* **Data rows**
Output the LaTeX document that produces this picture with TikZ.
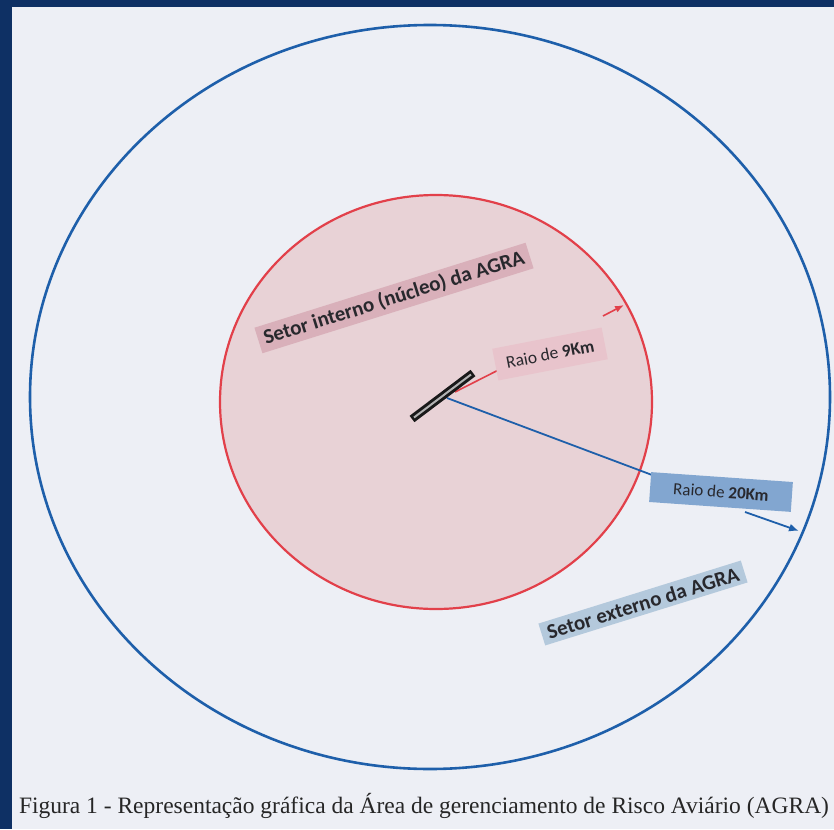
\documentclass[tikz,border=0pt]{standalone}
\usepackage{fontspec}
\setmainfont{Liberation Serif}
\newfontfamily\lblfont{Carlito}
\usetikzlibrary{arrows.meta}
\definecolor{navy}{RGB}{14,48,100}
\definecolor{panel}{RGB}{237,239,245}
\definecolor{outerblue}{RGB}{30,95,170}
\definecolor{innerred}{RGB}{226,64,74}
\definecolor{innerfill}{RGB}{232,210,214}
\definecolor{pinkbox}{RGB}{217,176,186}
\definecolor{pinkbox2}{RGB}{232,196,204}
\definecolor{bluebox}{RGB}{130,166,208}
\definecolor{greybox}{RGB}{180,201,220}
\definecolor{ink}{RGB}{40,40,45}
\tikzset{
  lbl/.style={inner xsep=6pt, inner ysep=4pt, text=ink},
  bluearrow/.style={draw=outerblue, line width=1.8pt},
  redarrow/.style={draw=innerred, line width=1.6pt}
}
\begin{document}
\begin{tikzpicture}[x=1pt,y=-1pt]
\useasboundingbox (0,0) rectangle (834,829);
\fill[navy] (0,0) rectangle (834,829);
\fill[panel] (12,7) rectangle (834,829);
% circles
\draw[outerblue, line width=2.6pt] (430,397) ellipse [x radius=400, y radius=372];
\draw[innerred, fill=innerfill, line width=2.2pt] (436,402) ellipse [x radius=216, y radius=207];
% key points
\coordinate (ctr) at (447,398);
\coordinate (redstart) at (455,392);
\coordinate (redtip) at (624,305);
\coordinate (bluetip) at (799,531);
% radius lines (under labels)
\draw[bluearrow] (ctr) -- (700,493);
\draw[redarrow] (redstart) -- (530,354);
% runway
\draw[black!90, line width=8pt] (412,419) -- (473,373);
\draw[gray!60, line width=2pt] (414,417.5) -- (471,374.5);
% labels
\node[lbl, fill=pinkbox, rotate=17.4, font=\lblfont\bfseries\fontsize{21}{24}\selectfont] (interno) at (394,298) {Setor interno (núcleo) da AGRA};
\node[lbl, fill=pinkbox2, rotate=11, font=\lblfont\fontsize{17.5}{20}\selectfont, inner xsep=11pt, inner ysep=10pt] (r9) at (550,354) {Raio de \textbf{9Km}};
\node[lbl, fill=bluebox, rotate=-4, font=\lblfont\fontsize{17}{20}\selectfont, inner ysep=9pt, minimum width=142pt] (r20) at (721,492) {Raio de \textbf{20Km}};
\node[lbl, fill=greybox, rotate=17.3, font=\lblfont\bfseries\fontsize{21}{24}\selectfont] (externo) at (643,603) {Setor externo da AGRA};
% arrow heads beyond labels
\draw[redarrow, -{Latex[length=9pt,width=7pt]}] (603,316) -- (redtip);
\draw[bluearrow, -{Latex[length=10pt,width=8pt]}] (745,512) -- (bluetip);
% caption
\node[text=black!85, font=\fontsize{23.5}{26}\selectfont, inner sep=0pt] (cap) at (424,806) {Figura 1 - Representação gráfica da Área de gerenciamento de Risco Aviário (AGRA)};
\end{tikzpicture}
\end{document}
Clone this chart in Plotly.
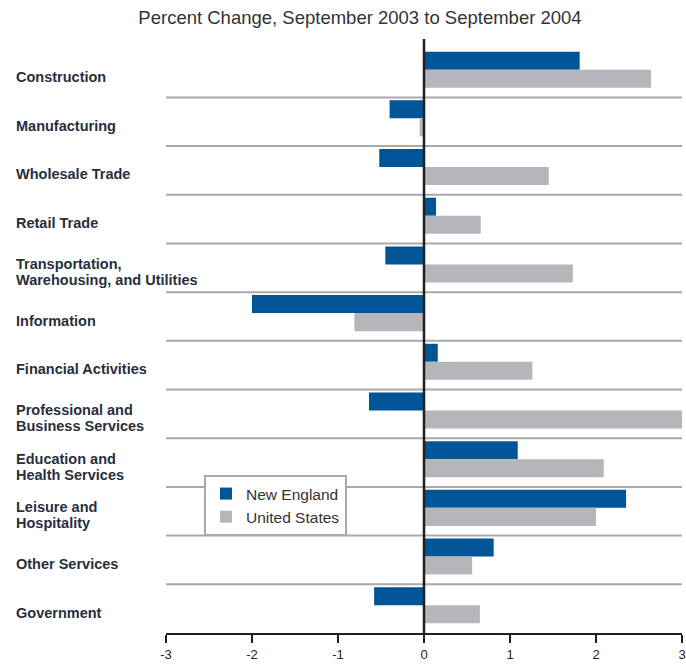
import plotly.graph_objects as go

categories = [
    "Construction",
    "Manufacturing",
    "Wholesale Trade",
    "Retail Trade",
    "Transportation,<br>Warehousing, and Utilities",
    "Information",
    "Financial Activities",
    "Professional and<br>Business Services",
    "Education and<br>Health Services",
    "Leisure and<br>Hospitality",
    "Other Services",
    "Government",
]
new_england = [1.81, -0.40, -0.52, 0.14, -0.45, -2.00, 0.16, -0.64, 1.09, 2.35, 0.81, -0.58]
united_states = [2.64, -0.05, 1.45, 0.66, 1.73, -0.81, 1.26, 3.00, 2.09, 2.00, 0.56, 0.65]
tick_vals = [-3, -2, -1, 0, 1, 2, 3]
tick_text = ["-3", "-2", "-1", "0", "1", "2", "3"]

ne_color = "#005596"
us_color = "#b5b6ba"
label_color = "#262f3d"

fig = go.Figure()
fig.add_trace(go.Bar(
    y=categories, x=new_england, orientation="h", name="New England",
    marker=dict(color=ne_color, line=dict(width=0)),
    width=0.37, offset=-0.44,
))
fig.add_trace(go.Bar(
    y=categories, x=united_states, orientation="h", name="United States",
    marker=dict(color=us_color, line=dict(width=0)),
    width=0.37, offset=-0.07,
))

# separators between categories
for i in range(len(categories) - 1):
    fig.add_shape(type="line", xref="paper", yref="y",
                  x0=0, x1=1, y0=i + 0.5, y1=i + 0.5,
                  line=dict(color="#a9a9a9", width=2), layer="below")

# zero line, extends above the first row
fig.add_shape(type="line", xref="x", yref="paper", x0=0, x1=0, y0=0, y1=1,
              line=dict(color="#231f20", width=2.5), layer="above")

# left-aligned category labels, one annotation per line for tight line spacing
for i, c in enumerate(categories):
    lines = c.split("<br>")
    n = len(lines)
    for j, line in enumerate(lines):
        shift = -4 - (j - (n - 1) / 2) * 16
        fig.add_annotation(x=-151 / 516, xref="paper", xanchor="left",
                           y=i, yref="y", yanchor="middle", yshift=shift,
                           text=line, showarrow=False, align="left",
                           borderpad=0, height=16,
                           font=dict(family="Liberation Sans", size=14.5, color=label_color,
                                     weight="bold"))

fig.update_layout(
    width=686, height=667,
    margin=dict(l=166, r=4, t=39, b=34, autoexpand=False),
    paper_bgcolor="white", plot_bgcolor="white",
    barmode="overlay",
    showlegend=True,
    title=dict(text="Percent Change, September 2003 to September 2004",
               x=360 / 686, xref="container", xanchor="center",
               y=1 - 18 / 667, yref="container", yanchor="middle",
               font=dict(family="Liberation Sans", size=18.5, color="#333333")),
    xaxis=dict(range=[-3, 3], tickvals=tick_vals, ticktext=tick_text,
               showgrid=False, zeroline=False, automargin=False,
               showline=True, linecolor="#231f20", linewidth=2,
               ticks="outside", ticklen=8, tickwidth=2, tickcolor="#231f20",
               tickfont=dict(family="Liberation Sans", size=13, color="#222222")),
    yaxis=dict(type="category", categoryorder="array", categoryarray=categories,
               range=[11.5, -0.7], showticklabels=False, showgrid=False,
               zeroline=False, showline=False, automargin=False),
    legend=dict(x=38 / 516, y=(633 - 475) / 594, xanchor="left", yanchor="top",
                bgcolor="white", bordercolor="#a9a9a9", borderwidth=2,
                font=dict(family="Liberation Sans", size=15.5, color="#333333"),
                traceorder="normal", tracegroupgap=0, itemwidth=30),
)

fig.write_html("out.html", config={"displayModeBar": False},
               post_script="document.body.style.margin = '0';")
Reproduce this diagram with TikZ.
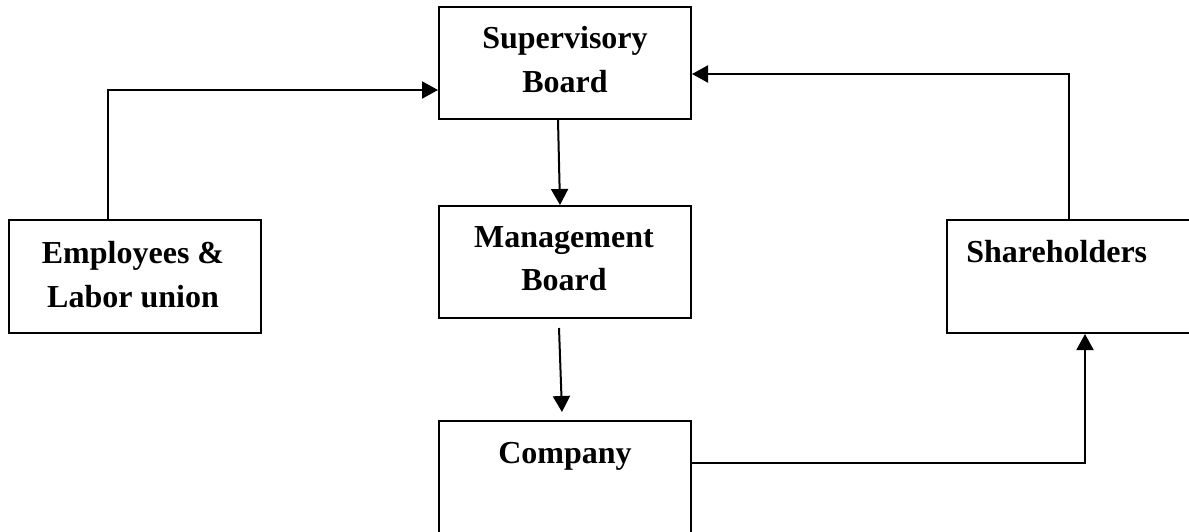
\documentclass[tikz,border=0pt]{standalone}
\usepackage{fontspec}
\setmainfont{Liberation Serif}
\usetikzlibrary{arrows.meta,calc}
\begin{document}
\begin{tikzpicture}[x=0.5pt,y=-0.5pt,
  box/.style={draw,line width=1pt,inner sep=0pt,minimum width=126pt,minimum height=56pt},
  txt/.style={font=\fontsize{16}{20}\selectfont\bfseries,inner sep=0pt,anchor=base},
  arr/.style={line width=1pt,-{Triangle[length=8pt,width=8.5pt]}}]
\useasboundingbox (0,0) rectangle (1189,531);
\clip (0,0) rectangle (1189,531);
% boxes
\node[box] (sup) at (565,63) {};
\node[box] (man) at (565,262) {};
\node[box,minimum height=59.5pt] (comp) at (565,480.5) {};
\node[box,minimum height=56.5pt] (emp) at (135,276.5) {};
\node[box,minimum width=131.5pt,minimum height=56.5pt] (sh) at (1078.5,276.5) {};
% texts
\node[txt] (sup1) at (565,48) {Supervisory};
\node[txt] (sup2) at (565,92) {Board};
\node[txt] (man1) at (564,247) {Management};
\node[txt] (man2) at (564,290) {Board};
\node[txt] (comp1) at (565,463) {Company};
\node[txt] (emp1) at (133,263) {Employees \&};
\node[txt] (emp2) at (133,307) {Labor union};
\node[txt,anchor=base west] (sh1) at (966,262) {Shareholders};
% helper coordinates
\coordinate (e1) at (108,90);
\coordinate (s1) at (1069,74);
\coordinate (a1) at (558,0);
\coordinate (a2) at (560,0);
\coordinate (c1) at (1085,463);
% connectors
\draw[arr] (emp.north -| e1) |- (sup.west |- e1);
\draw[arr] (sh.north -| s1) |- (sup.east |- s1);
\draw[arr] (sup.south -| a1) -- (man.north -| a2);
\draw[arr] ($(man.south)+(-3pt,-4.5pt)$) -- ($(comp.north)+(-1.5pt,4pt)$);
\draw[arr] (comp.east |- c1) -| (sh.south -| c1);
\end{tikzpicture}
\end{document}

* **Given exercise**
From the data above, copy each line where the string "this" appears.

* **Response below**
Output the LaTeX document that produces this picture with TikZ.
Clone this chart in Plotly.
Reproduce this diagram with TikZ.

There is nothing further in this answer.